The pro-Kremlin Center for Macroeconomic Analysis and Short-Term Forecasting (CMAKP) reports stagnation in Russian industry at the beginning of 2026, despite traditionally optimistic official statistics.
According to Rosstat, industrial production grew by 1.7% cumulatively from December to February. CMAKP’s estimates, however, tell a different story: after a brief increase in December, production fell by 0.6% in January and partially recovered in February. Overall, for the three months, there was a decline of 0.3%. “Civilian sectors of Russian industry accelerated their decline at the beginning of 2026,” notes the Kremlin-linked analytical center.
The sectoral picture is even gloomier. In February, production of construction materials fell by 1.4%, ferrous metallurgy by 1.1%, and machinery manufacturing by 2.2%. The combined contribution of most sectors to overall dynamics remains negative: minus 0.8%, including oil refining and metallurgy.
The March PMI index from S&P Global dropped to 48.3 from 49.5 in February — the lowest in three months (the 50 mark separates growth from contraction). Production has been contracting for the 13th consecutive month, and export demand has been falling for the fifth month. Purchasing activity collapsed at the fastest pace in four years: companies are cutting raw material purchases due to declining orders and rising fuel costs. Employment in the sector has been declining for the fourth month in a row.
Russian metallurgy, long considered a flagship of the national economy and a stable source of foreign currency inflows, entered a systemic crisis in 2025–2026. Profitability across the sector dropped to 9.6%, below the cost of servicing loans. JSC “Ural Steel” — the city-forming enterprise in Novotroitsk, a leader in bridge steel production and a key contractor for state defense orders — went from a profit of 11 billion rubles to a net loss of over 22 billion rubles within a year. The tax authorities were forced to postpone debt collection from court rulings manually until the end of April to avoid shutting down the enterprise and laying off 9,000 employees.
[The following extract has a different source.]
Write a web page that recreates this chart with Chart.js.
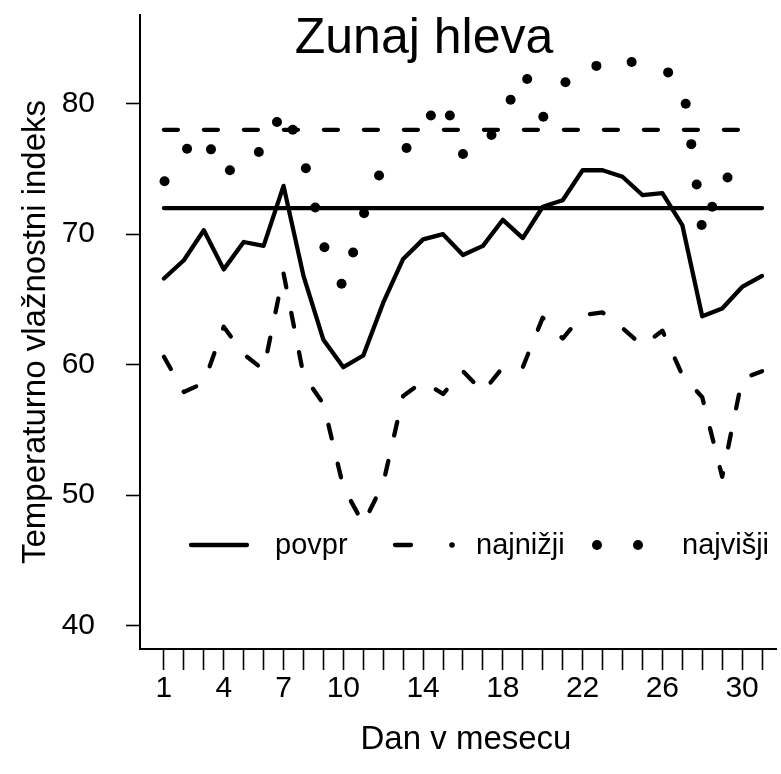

At the same time, the metallurgical giant “Severstal” recorded a fivefold drop in profit and a 42% reduction in EBITDA.
Small and medium-sized businesses are under a double blow — falling demand and rising tax burdens. Nearly half of businesses in 2025 recorded a collapse in profits. The number of business entities in trade alone fell by 11.5 thousand. In 2026, an estimated 250–300 thousand enterprises may disappear.
Meanwhile, wage arrears in Russia increased 1.7 times over the year, reaching about 2 billion rubles. Experts estimate that 99% of delayed payments occur because companies lack funds. By the end of 2025, hundreds of thousands of workers were already in forced downtime.
The only support for production remains state funding, but even it does not ensure sustainable growth. By the end of 2025, Russia’s state debt had increased by 21%, or 6.1 trillion rubles, reaching 35.1 trillion rubles. Domestic debt rose by 29.1% to 30.7 trillion rubles. Weakening investment activity and domestic demand is accelerating the shift from stagnation to a full-scale decline.